Obituary: Oliver Knox
Richard OllardTHE FIRST thing to be said about Oliver Knox is that he possessed in abundance what Dr Johnson identified as "the most pleasing of all qualities, perpetual gayety, an unfailing power of exciting laughter". To wit and to an exquisite ear for language he added a delicious talent for mimicry. I can recall his impromptu rendering, over 60 years ago, of a Churchillian wartime broadcast purporting to announce our defeat by the Germans after our fleet had been sunk "in the long waters of the North Sea". That touch of baroque meaninglessness is unforgettable.
In the long series of illnesses from which death has now released him, he was the patient of a specialist whose tone and accent were rendered by him as identical with those of the late Enoch Powell.
"I've got good news for you, Mr Knox, very good news."
"Oh yes?"
"You've got cancer of the prostate. A clear case of cancer of the prostate."
The spirit that could select the element of humour from so dark a situation was a rare one. He had a true sense of the ludicrous, happily free from every form of malice.
Oliver Arbuthnot Knox was born on Christmas Eve 1923, the son of Dillwyn Knox, the brilliant classical scholar who went on to scale the heights of genius in breaking enemy ciphers in both world wars. Elected to a scholarship at Eton in 1937 and at King's College, Cambridge, in 1942, Oliver Knox first served a year or two on the lower deck before being recruited to Bletchley Park.
Going up to Cambridge at the end of the Second World War to study Classics, he fell deeply in love with Patty Leith, a gifted artist with whom he eloped to the Greek island of Patmos with the intention of making a living as a writer. The marriage was ended only by his death more than 50 years later, but the books did not come for another three decades and even then, applauded as they were by such discriminating and disparate judges as Auberon Waugh and Lorna Sage, they would not have provided the means of bringing up the three sons and a daughter with which the union was blessed.
This was found by employment as a copywriter in one of the leading advertising agencies. Knox's instant success there enabled him to set up his own business, which he ran very profitably for 20 years before retiring to a gloriously beautiful, wholly unmodernised, farmhouse near Urbino in order to write novels and resume his classical studies at Urbino University. An Italian Delusion (1975) was followed by three further novels, resulting in his election to a Fellowship of the Royal Society of Literature.

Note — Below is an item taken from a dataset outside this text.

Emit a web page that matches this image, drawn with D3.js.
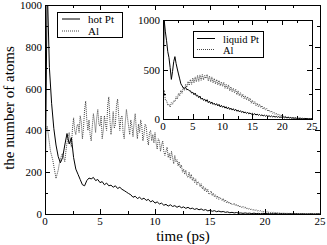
<!DOCTYPE html>
<html>
<head>
<meta charset="utf-8">
<script src="https://cdn.jsdelivr.net/npm/d3@7"></script>
<style>
  body { margin: 0; background: #fff; }
  svg { display: block; font-family: "Liberation Serif", "DejaVu Serif", serif; }
  .frame { fill: none; stroke: #000; stroke-width: 1; }
  .tick-mark { stroke: #000; stroke-width: 1; }
  .line { fill: none; stroke: #000; stroke-width: 1; }
  .line--dot { stroke-dasharray: 1, 1; stroke: #444; }
</style>
</head>
<body>
<div id="chart"></div>
<script>
// sampling steps (ps)
const STEP = 0.2;
const FINE_STEP = 0.1;

// main panel, hot Pt (solid), every 0.2 ps
const HOT_PT = [
    0, 1100, 700, 530, 410, 330, 275, 245, 270, 330,
    385, 335, 365, 270, 215, 190, 165, 140, 135, 160,
    172, 168, 175, 160, 165, 150, 155, 140, 148, 135,
    138, 128, 135, 122, 128, 118, 112, 105, 98, 92,
    80, 85, 74, 80, 70, 76, 65, 70, 58, 64,
    52, 58, 48, 52, 42, 46, 38, 44, 36, 40,
    32, 38, 30, 34, 27, 32, 25, 28, 22, 26,
    20, 24, 18, 21, 15, 18, 13, 16, 11, 14,
    10, 12, 8, 10, 6, 8, 5, 7, 4, 5,
    3, 5, 3, 4, 2, 4, 2, 3, 1, 3,
    2, 3, 1, 2, 1, 2, 0, 2, 1, 1,
    0, 1, 1, 0, 1, 0, 0, 1, 0, 0,
    0, 1, 0, 0, 1, 0
];

// main panel, Al (dotted), every 0.1 ps
const HOT_AL = [
    380, 400, 420, 380, 340, 300, 280, 260, 230, 200,
    170, 190, 210, 240, 260, 280, 290, 270, 250, 300,
    340, 370, 390, 350, 320, 410, 460, 400, 380, 420,
    430, 390, 470, 440, 360, 410, 500, 540, 450, 400,
    450, 380, 350, 420, 480, 440, 390, 460, 500, 430,
    420, 470, 360, 400, 470, 430, 400, 520, 560, 450,
    380, 430, 490, 410, 430, 520, 550, 470, 400, 460,
    470, 390, 360, 440, 500, 460, 420, 380, 450, 420,
    370, 440, 480, 410, 360, 430, 390, 450, 420, 350,
    380, 430, 420, 360, 330, 390, 400, 350, 380, 340,
    390, 340, 310, 360, 350, 300, 330, 350, 300, 280,
    300, 320, 270, 290, 260, 300, 270, 240, 280, 250,
    260, 230, 250, 220, 235, 200, 215, 190, 210, 180,
    175, 200, 170, 190, 160, 175, 150, 168, 140, 155,
    150, 130, 145, 120, 132, 110, 125, 105, 118, 95,
    98, 110, 88, 100, 82, 92, 75, 86, 70, 80,
    72, 64, 75, 58, 68, 54, 62, 50, 56, 46,
    50, 44, 52, 40, 46, 36, 42, 33, 38, 30,
    36, 28, 34, 25, 30, 22, 27, 20, 24, 18,
    22, 16, 20, 14, 18, 12, 16, 11, 14, 10,
    13, 9, 12, 8, 10, 7, 9, 6, 8, 5,
    7, 5, 6, 4, 6, 3, 5, 3, 4, 2,
    4, 2, 3, 2, 3, 1, 3, 1, 2, 1,
    2, 1, 2, 0, 1, 1, 2, 0, 1, 0,
    1, 0, 1, 1, 0, 1, 0, 1, 0, 0,
    1
];

// inset, liquid Pt (solid), every 0.2 ps
const LIQ_PT = [
    300, 1000, 880, 790, 680, 620, 520, 400, 480, 580,
    630, 560, 505, 455, 405, 355, 335, 315, 310, 320,
    295, 300, 285, 285, 262, 270, 245, 262, 232, 240,
    215, 232, 200, 212, 188, 200, 178, 195, 165, 180,
    155, 172, 148, 160, 140, 155, 132, 148, 122, 138,
    118, 132, 110, 124, 102, 118, 96, 110, 90, 104,
    84, 98, 78, 90, 72, 84, 66, 78, 60, 72,
    56, 68, 52, 62, 48, 58, 44, 54, 40, 50,
    37, 46, 34, 42, 31, 39, 28, 36, 25, 33,
    23, 31, 21, 28, 19, 26, 17, 24, 15, 22,
    14, 20, 12, 18, 11, 16, 10, 14, 9, 12,
    8, 11, 7, 10, 6, 9, 5, 7, 4, 6,
    4, 5, 3, 4, 2, 3
];

// inset, Al (dotted), every 0.2 ps
const LIQ_AL = [
    240, 290, 190, 185, 140, 150, 120, 165, 150, 185,
    175, 225, 200, 260, 235, 290, 260, 320, 290, 350,
    320, 380, 340, 400, 350, 415, 365, 425, 375, 440,
    380, 445, 390, 450, 395, 440, 410, 450, 385, 435,
    375, 425, 365, 410, 355, 400, 345, 390, 335, 375,
    330, 370, 310, 350, 305, 345, 285, 325, 275, 310,
    265, 300, 245, 285, 235, 265, 220, 250, 205, 235,
    195, 225, 180, 210, 160, 190, 150, 175, 135, 160,
    125, 150, 115, 135, 100, 120, 90, 105, 78, 92,
    68, 82, 58, 70, 48, 60, 40, 50, 32, 42,
    26, 36, 20, 28, 15, 22, 11, 16, 8, 12,
    6, 10, 4, 7, 3, 6, 2, 5, 2, 3,
    1, 3, 1, 2, 1, 1
];

const X_TICKS = [0, 5, 10, 15, 20, 25];
const MAIN_Y_TICKS = [0, 200, 400, 600, 800, 1000];
const INSET_Y_TICKS = [0, 500, 1000];
const MAIN_LEGEND = ["hot Pt", "Al"];
const INSET_LEGEND = ["liquid Pt", "Al"];

const width = 327;
const height = 245;

const svg = d3.select("#chart")
    .append("svg")
    .attr("width", width)
    .attr("height", height);

const toPoints = (arr, step) => arr.map((v, i) => [i * step, v]);

/**
 * Draw one framed panel with inward ticks on all four sides
 */
function drawPanel(opt) {
    const x = d3.scaleLinear().domain([0, 25]).range([opt.left, opt.right]);
    const y = d3.scaleLinear().domain([0, 1000]).range([opt.bottom, opt.top]);
    const g = svg.append("g");

    g.append("rect")
        .attr("x", opt.left).attr("y", opt.top)
        .attr("width", opt.right - opt.left)
        .attr("height", opt.bottom - opt.top)
        .attr("fill", "#fff");

    const clipId = opt.id + "-clip";
    g.append("clipPath").attr("id", clipId)
      .append("rect")
        .attr("x", opt.left).attr("y", opt.top)
        .attr("width", opt.right - opt.left)
        .attr("height", opt.bottom - opt.top);

    const line = d3.line().x(d => x(d[0])).y(d => y(d[1]));
    const lines = g.append("g").attr("clip-path", `url(#${clipId})`);
    lines.append("path").datum(toPoints(opt.dotted, opt.dottedStep))
        .attr("class", "line line--dot").attr("d", line);
    lines.append("path").datum(toPoints(opt.solid, STEP))
        .attr("class", "line").attr("d", line);

    // ticks (major + minor) on every side, pointing inward
    const xMinor = d3.range(0, 25.01, 2.5);
    const yMinor = d3.range(0, 1000.1, opt.yMinor);
    const ticks = g.append("g");
    xMinor.forEach(t => {
        const len = X_TICKS.includes(t) ? opt.major : opt.minor;
        const px = Math.round(x(t)) + 0.5;
        ticks.append("line").attr("class", "tick-mark")
            .attr("x1", px).attr("x2", px)
            .attr("y1", opt.bottom).attr("y2", opt.bottom - len);
        ticks.append("line").attr("class", "tick-mark")
            .attr("x1", px).attr("x2", px)
            .attr("y1", opt.top).attr("y2", opt.top + len);
    });
    yMinor.forEach(t => {
        const len = opt.yTicks.includes(t) ? opt.major : opt.minor;
        const py = Math.round(y(t)) + 0.5;
        ticks.append("line").attr("class", "tick-mark")
            .attr("y1", py).attr("y2", py)
            .attr("x1", opt.left).attr("x2", opt.left + len);
        ticks.append("line").attr("class", "tick-mark")
            .attr("y1", py).attr("y2", py)
            .attr("x1", opt.right).attr("x2", opt.right - len);
    });

    g.append("rect").attr("class", "frame")
        .attr("x", opt.left + 0.5).attr("y", opt.top + 0.5)
        .attr("width", opt.right - opt.left)
        .attr("height", opt.bottom - opt.top);

    // tick labels
    g.append("g").selectAll("text")
        .data(X_TICKS)
      .enter().append("text")
        .attr("x", d => x(d))
        .attr("y", opt.bottom + opt.xLabelDy)
        .attr("text-anchor", "middle")
        .attr("font-size", opt.fontSize)
        .text(d => d);

    g.append("g").selectAll("text")
        .data(opt.yTicks)
      .enter().append("text")
        .attr("x", opt.left - 3)
        .attr("y", d => y(d) + 4)
        .attr("text-anchor", "end")
        .attr("font-size", opt.fontSize)
        .text(d => d);

    // legend
    const lg = opt.legend;
    g.append("rect")
        .attr("x", lg.x + 0.5).attr("y", lg.y + 0.5)
        .attr("width", lg.w).attr("height", lg.h)
        .attr("fill", "#fff").attr("stroke", "#000");
    opt.legendLabels.forEach((label, i) => {
        const ly = lg.y + lg.row0 + i * lg.rowGap;
        g.append("line")
            .attr("class", i === 0 ? "line" : "line line--dot")
            .attr("x1", lg.x + lg.lineX0).attr("x2", lg.x + lg.lineX1)
            .attr("y1", ly).attr("y2", ly);
        g.append("text")
            .attr("x", lg.x + lg.textX)
            .attr("y", ly + 4)
            .attr("font-size", lg.fontSize)
            .text(label);
    });
}

// Main panel
drawPanel({
    id: "main", left: 45, right: 320, top: 5, bottom: 214,
    solid: HOT_PT, dotted: HOT_AL, dottedStep: FINE_STEP,
    yTicks: MAIN_Y_TICKS, yMinor: 100, major: 5, minor: 3,
    fontSize: 11, xLabelDy: 11,
    legendLabels: MAIN_LEGEND,
    legend: { x: 57, y: 12, w: 65, h: 25, row0: 7, rowGap: 12,
              lineX0: 5, lineX1: 23, textX: 31, fontSize: 11 }
});

// Inset panel
drawPanel({
    id: "inset", left: 163, right: 312, top: 20, bottom: 119,
    solid: LIQ_PT, dotted: LIQ_AL, dottedStep: STEP,
    yTicks: INSET_Y_TICKS, yMinor: 250, major: 5, minor: 3,
    fontSize: 11, xLabelDy: 11,
    legendLabels: INSET_LEGEND,
    legend: { x: 193, y: 31, w: 70, h: 26, row0: 7.5, rowGap: 11,
              lineX0: 4, lineX1: 22, textX: 30, fontSize: 10.5 }
});

// Axis titles
svg.append("text")
    .attr("transform", "translate(14, 108) rotate(-90)")
    .attr("text-anchor", "middle")
    .attr("font-size", 15)
    .text("the number of atoms");

svg.append("text")
    .attr("x", 183)
    .attr("y", 241)
    .attr("text-anchor", "middle")
    .attr("font-size", 15)
    .text("time (ps)");
</script>
</body>
</html>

Expatriate life did not altogether suit the Knoxes, who had many friends, not all of whom could take advantage of their enchanting Italian hospitality. For several years they divided their time between England, Italy and Ireland, where they had also acquired a family house by the sea.
Early in the 1980s Knox was recruited to run the publications department at the Centre for Policy Studies - the think tank founded by Margaret Thatcher and Keith Joseph in 1974 - then under the chairmanship of Hugh Thomas (now Lord Thomas of Swynnerton), with whom he enjoyed the happiest of collaborations. It is not too much to say that Knox revolutionised the funding, production and distribution of the publications of this organ of Conservative debate. His editorial gifts of wit, lucidity and ear for language lightened the ponderosities of political and social theorising.
Retiring from this last career in 1991 he was able to devote himself entirely to the hospitality and the reading of the ancient authors which had always been essential to him.
Oliver Arbuthnot Knox, writer and advertising executive: born High Wycombe, Buckinghamshire 24 December 1923; FRSL 1982; married 1948 Patty Leith (three sons, one daughter); died London 17 July 2002.